The material below contains a line with "Convert this chart to Altair code." and a line with "ticks = [0, 5, 10, 15, 20, 25]". Copy exactly those two lines and all lines between them.
----------
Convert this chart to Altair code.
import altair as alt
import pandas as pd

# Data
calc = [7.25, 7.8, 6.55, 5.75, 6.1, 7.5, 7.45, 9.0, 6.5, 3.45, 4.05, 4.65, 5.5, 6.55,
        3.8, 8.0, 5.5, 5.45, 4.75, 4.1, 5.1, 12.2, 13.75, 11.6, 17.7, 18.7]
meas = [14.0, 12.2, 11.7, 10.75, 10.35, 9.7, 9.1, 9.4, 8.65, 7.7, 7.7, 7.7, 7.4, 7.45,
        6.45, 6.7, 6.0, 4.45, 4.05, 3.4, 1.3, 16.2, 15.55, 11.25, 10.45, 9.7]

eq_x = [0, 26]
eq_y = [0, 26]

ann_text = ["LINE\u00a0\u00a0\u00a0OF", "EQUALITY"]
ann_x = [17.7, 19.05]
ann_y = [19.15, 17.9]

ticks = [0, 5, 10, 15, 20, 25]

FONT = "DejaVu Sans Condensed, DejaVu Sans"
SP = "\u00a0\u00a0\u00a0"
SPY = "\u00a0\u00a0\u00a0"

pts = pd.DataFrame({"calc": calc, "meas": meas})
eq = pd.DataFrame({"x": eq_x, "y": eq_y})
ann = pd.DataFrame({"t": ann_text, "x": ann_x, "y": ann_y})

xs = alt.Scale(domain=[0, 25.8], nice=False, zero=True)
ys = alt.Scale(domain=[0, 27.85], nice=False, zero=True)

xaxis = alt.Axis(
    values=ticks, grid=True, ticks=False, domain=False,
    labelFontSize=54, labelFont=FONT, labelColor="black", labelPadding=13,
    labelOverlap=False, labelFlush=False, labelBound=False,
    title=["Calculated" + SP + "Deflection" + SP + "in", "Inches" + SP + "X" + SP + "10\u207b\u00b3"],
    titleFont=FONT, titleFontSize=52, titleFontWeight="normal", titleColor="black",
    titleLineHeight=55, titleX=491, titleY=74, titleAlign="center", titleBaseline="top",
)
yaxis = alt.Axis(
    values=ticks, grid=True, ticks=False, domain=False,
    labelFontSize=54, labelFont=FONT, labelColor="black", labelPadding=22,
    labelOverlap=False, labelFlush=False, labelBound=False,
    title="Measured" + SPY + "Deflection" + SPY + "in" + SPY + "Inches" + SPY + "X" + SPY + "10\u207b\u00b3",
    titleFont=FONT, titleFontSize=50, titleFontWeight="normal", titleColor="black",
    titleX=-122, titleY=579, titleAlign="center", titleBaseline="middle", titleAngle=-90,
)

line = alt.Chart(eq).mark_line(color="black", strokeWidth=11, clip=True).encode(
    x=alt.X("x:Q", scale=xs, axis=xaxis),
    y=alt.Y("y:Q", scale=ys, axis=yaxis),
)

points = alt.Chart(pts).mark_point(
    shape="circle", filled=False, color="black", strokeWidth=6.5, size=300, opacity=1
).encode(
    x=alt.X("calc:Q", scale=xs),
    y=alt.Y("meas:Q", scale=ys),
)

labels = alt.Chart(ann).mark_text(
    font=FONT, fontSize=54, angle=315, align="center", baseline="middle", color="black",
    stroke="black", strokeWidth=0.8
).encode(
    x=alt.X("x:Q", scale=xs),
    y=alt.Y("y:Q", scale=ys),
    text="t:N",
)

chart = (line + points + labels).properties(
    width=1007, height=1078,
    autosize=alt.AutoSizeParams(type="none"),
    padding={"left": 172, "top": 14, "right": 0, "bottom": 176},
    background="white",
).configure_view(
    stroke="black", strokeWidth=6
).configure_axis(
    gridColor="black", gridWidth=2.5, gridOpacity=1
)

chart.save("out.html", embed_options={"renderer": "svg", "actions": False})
----------
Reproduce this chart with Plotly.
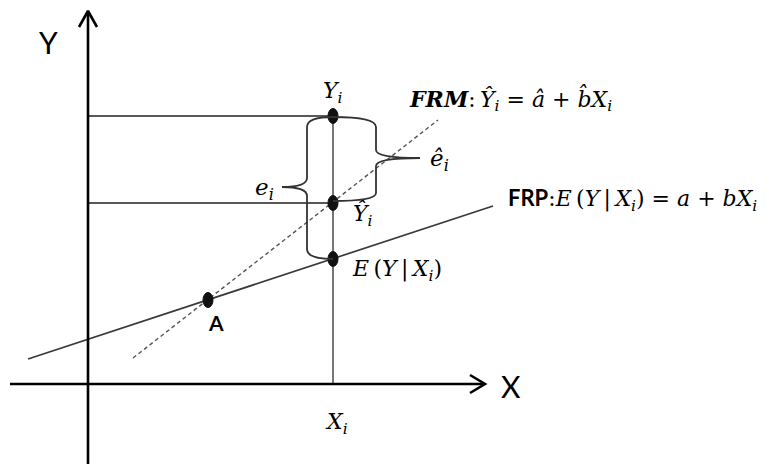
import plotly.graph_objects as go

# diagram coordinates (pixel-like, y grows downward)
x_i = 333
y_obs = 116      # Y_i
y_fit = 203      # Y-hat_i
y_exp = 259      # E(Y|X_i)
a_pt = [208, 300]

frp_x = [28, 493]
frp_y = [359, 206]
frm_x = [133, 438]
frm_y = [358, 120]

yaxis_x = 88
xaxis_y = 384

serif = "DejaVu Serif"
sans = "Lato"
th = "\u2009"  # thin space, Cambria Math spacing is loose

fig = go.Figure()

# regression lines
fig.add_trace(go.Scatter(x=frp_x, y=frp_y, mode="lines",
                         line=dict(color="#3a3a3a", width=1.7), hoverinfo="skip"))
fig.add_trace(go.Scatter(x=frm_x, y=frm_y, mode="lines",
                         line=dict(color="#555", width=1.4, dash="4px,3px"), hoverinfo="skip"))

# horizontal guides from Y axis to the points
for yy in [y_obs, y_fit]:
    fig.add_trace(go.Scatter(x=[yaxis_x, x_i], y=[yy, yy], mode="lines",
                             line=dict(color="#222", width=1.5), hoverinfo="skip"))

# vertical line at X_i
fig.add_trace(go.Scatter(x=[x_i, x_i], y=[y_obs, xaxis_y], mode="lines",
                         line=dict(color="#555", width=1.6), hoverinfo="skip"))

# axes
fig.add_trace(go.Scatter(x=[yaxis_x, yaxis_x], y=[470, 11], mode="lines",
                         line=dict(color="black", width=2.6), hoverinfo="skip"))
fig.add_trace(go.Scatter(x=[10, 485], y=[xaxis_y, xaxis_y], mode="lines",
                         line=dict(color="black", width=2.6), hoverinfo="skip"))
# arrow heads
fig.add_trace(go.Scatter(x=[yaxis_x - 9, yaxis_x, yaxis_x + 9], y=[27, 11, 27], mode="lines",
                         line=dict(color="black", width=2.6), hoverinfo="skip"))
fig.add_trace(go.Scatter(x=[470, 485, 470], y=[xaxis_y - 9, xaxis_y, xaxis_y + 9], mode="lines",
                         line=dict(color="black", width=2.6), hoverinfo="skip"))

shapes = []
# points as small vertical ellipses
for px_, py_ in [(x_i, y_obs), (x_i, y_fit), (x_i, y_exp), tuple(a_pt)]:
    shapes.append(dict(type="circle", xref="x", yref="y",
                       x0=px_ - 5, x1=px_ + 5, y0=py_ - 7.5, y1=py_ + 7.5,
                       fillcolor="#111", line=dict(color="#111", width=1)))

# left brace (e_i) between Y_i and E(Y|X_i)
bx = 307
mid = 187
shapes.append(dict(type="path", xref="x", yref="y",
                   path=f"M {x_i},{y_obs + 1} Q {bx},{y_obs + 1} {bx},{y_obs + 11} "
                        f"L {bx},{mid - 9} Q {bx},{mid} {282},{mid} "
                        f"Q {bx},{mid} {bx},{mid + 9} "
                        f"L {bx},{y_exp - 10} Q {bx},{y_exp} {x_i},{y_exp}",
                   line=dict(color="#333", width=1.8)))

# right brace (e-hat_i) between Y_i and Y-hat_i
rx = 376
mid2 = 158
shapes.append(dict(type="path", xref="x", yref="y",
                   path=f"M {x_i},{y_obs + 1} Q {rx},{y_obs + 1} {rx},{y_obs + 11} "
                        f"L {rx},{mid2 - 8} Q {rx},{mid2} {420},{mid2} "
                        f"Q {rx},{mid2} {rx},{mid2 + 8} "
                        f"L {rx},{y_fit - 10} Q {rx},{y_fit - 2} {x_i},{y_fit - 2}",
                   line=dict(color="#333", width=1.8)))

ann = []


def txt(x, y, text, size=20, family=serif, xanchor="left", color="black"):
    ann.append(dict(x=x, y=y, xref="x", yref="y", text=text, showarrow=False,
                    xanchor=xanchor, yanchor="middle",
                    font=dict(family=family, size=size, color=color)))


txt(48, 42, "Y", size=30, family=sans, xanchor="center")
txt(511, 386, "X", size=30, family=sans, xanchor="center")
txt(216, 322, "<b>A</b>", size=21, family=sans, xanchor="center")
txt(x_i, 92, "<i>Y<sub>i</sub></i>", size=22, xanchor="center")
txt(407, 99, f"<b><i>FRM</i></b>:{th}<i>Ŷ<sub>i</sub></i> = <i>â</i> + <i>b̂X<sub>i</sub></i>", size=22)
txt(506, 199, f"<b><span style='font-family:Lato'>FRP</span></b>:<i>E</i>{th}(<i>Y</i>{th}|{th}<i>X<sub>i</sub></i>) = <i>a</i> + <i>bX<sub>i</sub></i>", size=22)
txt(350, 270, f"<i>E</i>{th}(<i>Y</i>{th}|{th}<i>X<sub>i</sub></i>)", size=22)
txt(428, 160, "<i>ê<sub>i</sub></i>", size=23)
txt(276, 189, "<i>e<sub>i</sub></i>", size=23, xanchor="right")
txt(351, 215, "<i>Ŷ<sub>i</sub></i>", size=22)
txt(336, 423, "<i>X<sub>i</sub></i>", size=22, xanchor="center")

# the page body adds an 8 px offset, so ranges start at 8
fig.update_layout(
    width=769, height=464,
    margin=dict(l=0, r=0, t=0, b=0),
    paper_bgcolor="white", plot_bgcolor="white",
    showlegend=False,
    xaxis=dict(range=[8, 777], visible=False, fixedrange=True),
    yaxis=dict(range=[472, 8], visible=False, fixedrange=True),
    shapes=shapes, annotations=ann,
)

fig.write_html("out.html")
----------
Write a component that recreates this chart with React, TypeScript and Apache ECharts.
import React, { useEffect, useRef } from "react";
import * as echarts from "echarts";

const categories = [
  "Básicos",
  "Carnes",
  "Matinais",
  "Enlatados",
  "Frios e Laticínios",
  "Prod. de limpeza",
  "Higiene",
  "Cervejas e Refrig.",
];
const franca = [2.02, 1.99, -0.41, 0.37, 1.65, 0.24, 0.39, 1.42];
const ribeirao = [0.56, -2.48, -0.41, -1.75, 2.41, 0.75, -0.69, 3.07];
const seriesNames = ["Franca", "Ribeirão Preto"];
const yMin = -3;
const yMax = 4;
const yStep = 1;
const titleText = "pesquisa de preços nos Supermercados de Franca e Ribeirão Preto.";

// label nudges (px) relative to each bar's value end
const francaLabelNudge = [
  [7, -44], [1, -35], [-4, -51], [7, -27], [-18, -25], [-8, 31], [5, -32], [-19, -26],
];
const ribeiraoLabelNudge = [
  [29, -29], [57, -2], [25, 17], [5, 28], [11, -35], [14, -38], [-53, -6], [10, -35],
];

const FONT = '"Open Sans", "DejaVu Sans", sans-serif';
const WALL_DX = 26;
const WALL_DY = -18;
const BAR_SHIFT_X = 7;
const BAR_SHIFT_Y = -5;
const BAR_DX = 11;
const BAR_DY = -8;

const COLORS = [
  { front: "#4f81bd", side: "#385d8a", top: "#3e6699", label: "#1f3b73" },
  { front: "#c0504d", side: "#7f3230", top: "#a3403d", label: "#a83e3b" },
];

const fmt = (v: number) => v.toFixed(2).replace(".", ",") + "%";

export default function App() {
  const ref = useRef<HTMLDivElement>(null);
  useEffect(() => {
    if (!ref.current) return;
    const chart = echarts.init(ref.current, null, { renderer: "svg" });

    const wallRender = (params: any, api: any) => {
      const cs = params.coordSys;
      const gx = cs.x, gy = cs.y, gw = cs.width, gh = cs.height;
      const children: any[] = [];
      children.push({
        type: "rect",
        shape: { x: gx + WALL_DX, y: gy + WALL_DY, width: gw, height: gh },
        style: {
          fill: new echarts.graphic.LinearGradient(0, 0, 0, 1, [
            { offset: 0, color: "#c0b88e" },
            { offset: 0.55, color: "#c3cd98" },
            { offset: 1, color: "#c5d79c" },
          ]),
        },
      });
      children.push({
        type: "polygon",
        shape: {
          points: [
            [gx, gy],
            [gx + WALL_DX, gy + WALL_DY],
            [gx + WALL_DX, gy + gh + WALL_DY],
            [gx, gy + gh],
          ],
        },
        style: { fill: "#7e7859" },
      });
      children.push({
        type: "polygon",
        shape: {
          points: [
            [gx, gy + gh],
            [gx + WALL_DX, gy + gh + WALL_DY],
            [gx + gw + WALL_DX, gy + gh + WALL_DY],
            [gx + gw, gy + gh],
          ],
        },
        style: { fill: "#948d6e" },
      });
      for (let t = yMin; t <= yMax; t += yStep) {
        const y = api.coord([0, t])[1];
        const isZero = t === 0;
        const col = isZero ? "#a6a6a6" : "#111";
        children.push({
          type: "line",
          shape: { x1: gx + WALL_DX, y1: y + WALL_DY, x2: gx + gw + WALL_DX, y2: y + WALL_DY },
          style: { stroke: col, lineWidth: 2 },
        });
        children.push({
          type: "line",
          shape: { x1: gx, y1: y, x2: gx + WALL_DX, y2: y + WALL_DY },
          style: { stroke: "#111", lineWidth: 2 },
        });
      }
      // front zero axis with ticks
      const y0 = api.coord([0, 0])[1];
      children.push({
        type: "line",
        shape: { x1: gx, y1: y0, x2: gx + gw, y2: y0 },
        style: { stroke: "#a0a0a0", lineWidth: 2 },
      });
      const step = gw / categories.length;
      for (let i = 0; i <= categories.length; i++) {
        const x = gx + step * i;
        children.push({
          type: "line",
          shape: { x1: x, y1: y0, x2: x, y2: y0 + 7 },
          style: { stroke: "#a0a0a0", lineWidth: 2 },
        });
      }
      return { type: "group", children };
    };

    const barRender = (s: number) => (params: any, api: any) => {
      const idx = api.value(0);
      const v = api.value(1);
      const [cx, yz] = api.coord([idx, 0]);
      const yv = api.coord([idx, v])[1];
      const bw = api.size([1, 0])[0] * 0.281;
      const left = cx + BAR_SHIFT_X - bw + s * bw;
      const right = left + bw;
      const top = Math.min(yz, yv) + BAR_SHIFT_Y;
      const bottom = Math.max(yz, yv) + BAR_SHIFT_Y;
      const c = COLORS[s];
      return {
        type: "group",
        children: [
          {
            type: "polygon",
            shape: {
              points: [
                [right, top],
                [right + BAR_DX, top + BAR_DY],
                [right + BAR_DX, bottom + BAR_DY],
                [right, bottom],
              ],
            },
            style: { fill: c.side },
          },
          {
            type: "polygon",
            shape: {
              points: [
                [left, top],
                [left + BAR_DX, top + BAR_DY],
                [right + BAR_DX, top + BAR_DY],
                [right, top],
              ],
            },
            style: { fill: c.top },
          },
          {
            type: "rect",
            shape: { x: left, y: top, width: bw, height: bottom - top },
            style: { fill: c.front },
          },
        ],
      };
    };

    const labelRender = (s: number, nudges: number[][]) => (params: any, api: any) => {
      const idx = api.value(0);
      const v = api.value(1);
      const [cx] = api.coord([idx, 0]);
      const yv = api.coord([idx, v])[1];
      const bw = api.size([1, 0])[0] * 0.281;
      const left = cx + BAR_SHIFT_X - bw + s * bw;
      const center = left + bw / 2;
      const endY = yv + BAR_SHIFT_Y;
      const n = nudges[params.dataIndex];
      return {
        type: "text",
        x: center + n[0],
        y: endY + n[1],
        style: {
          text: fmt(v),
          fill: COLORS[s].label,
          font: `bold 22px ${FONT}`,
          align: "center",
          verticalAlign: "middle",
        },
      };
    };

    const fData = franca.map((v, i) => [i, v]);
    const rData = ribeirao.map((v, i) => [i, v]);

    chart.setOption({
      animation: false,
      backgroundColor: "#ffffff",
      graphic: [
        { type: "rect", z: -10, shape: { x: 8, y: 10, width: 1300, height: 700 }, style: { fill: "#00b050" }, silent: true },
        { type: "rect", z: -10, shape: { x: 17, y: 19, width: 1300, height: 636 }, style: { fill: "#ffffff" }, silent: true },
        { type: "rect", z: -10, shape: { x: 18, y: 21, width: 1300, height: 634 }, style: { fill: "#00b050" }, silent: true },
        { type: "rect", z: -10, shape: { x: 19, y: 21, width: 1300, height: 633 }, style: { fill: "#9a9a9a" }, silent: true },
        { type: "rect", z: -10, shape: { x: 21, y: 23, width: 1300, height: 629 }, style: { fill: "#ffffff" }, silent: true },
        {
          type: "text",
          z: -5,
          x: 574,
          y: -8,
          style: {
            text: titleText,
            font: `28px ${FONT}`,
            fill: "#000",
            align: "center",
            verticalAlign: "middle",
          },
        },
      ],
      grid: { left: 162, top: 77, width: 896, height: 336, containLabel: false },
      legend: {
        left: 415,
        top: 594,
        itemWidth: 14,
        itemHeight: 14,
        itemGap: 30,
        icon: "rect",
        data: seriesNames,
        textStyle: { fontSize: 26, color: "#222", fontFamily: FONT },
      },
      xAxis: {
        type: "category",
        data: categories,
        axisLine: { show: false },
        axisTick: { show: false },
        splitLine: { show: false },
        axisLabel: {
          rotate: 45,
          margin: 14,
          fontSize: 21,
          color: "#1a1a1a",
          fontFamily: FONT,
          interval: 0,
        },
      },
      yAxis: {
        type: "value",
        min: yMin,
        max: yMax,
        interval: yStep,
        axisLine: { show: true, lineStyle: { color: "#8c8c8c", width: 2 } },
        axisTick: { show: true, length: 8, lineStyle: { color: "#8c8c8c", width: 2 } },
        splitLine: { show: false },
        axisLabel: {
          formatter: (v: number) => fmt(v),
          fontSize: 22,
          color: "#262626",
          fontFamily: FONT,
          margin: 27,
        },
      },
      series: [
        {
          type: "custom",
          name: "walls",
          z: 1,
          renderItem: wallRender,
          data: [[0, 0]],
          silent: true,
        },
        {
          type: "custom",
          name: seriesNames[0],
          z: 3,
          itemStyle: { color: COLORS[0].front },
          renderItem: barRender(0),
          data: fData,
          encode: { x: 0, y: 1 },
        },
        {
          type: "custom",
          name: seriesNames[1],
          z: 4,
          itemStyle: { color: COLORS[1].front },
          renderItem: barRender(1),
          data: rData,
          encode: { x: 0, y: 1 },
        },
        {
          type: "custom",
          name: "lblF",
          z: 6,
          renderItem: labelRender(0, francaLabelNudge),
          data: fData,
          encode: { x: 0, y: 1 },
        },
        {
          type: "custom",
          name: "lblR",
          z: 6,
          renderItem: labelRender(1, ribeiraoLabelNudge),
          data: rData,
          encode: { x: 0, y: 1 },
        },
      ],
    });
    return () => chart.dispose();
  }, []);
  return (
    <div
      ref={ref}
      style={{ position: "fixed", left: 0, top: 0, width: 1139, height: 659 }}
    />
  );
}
----------
→ **Task result**
Convert this chart to Altair code.
import altair as alt
import pandas as pd

# Data
calc = [7.25, 7.8, 6.55, 5.75, 6.1, 7.5, 7.45, 9.0, 6.5, 3.45, 4.05, 4.65, 5.5, 6.55,
        3.8, 8.0, 5.5, 5.45, 4.75, 4.1, 5.1, 12.2, 13.75, 11.6, 17.7, 18.7]
meas = [14.0, 12.2, 11.7, 10.75, 10.35, 9.7, 9.1, 9.4, 8.65, 7.7, 7.7, 7.7, 7.4, 7.45,
        6.45, 6.7, 6.0, 4.45, 4.05, 3.4, 1.3, 16.2, 15.55, 11.25, 10.45, 9.7]

eq_x = [0, 26]
eq_y = [0, 26]

ann_text = ["LINE\u00a0\u00a0\u00a0OF", "EQUALITY"]
ann_x = [17.7, 19.05]
ann_y = [19.15, 17.9]

ticks = [0, 5, 10, 15, 20, 25]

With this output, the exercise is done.